Since the chances of removing Biden is slight and the chances of Biden sinking more and more into senility are growing, we may see a soft secession occur in the United States.  Some Republican governors are opposing federal mandates for everything from masks to firearms.  As Biden becomes politically weaker, these governors may take advantage of the situation by ignoring federal mandates or regulations.

Currently, both Texas and Florida are the states taking the strongest stand against federal regulation.  There are also several other states that would join if success were guaranteed.  Since some parts of the nation are already favoring leaving the US, this is a strong possibility.

Federal options are limited.  Biden could call an emergency and call-in federal troops and law enforcement agents, but that could lead to a firefight that could spread into an insurrection just as the Battle of Lexington and Concord did.
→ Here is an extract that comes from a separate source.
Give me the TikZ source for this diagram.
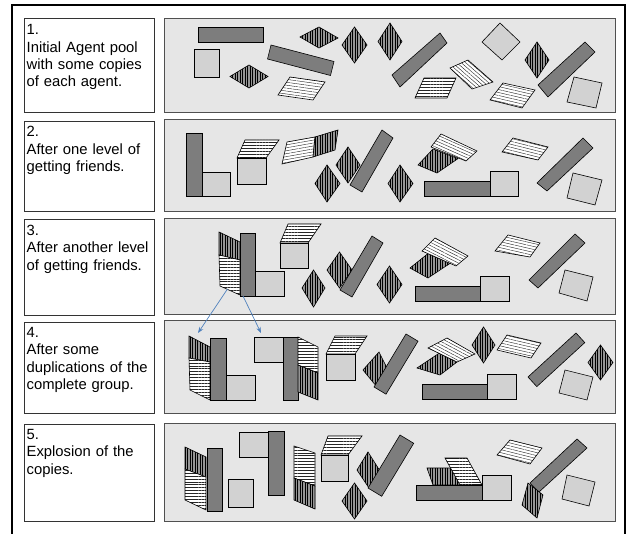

Biden could also ignore the issue and let the states reclaim some of the powers that are included in the US Constitution but have been ignored since the Civil war.

Many politicians believe the best alternative is to, “Kick the can down the road.” That would mean waiting until the mid-term elections and hoping for a Democrat win.  However, given the economy, foreign policy defeats, and the president’s mental capacity, this would be a long shot.

However, politicians aren’t known for picking the best option.  They tend to kick the can down the road.  That means the US will muddle along until November 2022, while America’s rivals take advantage of the situation.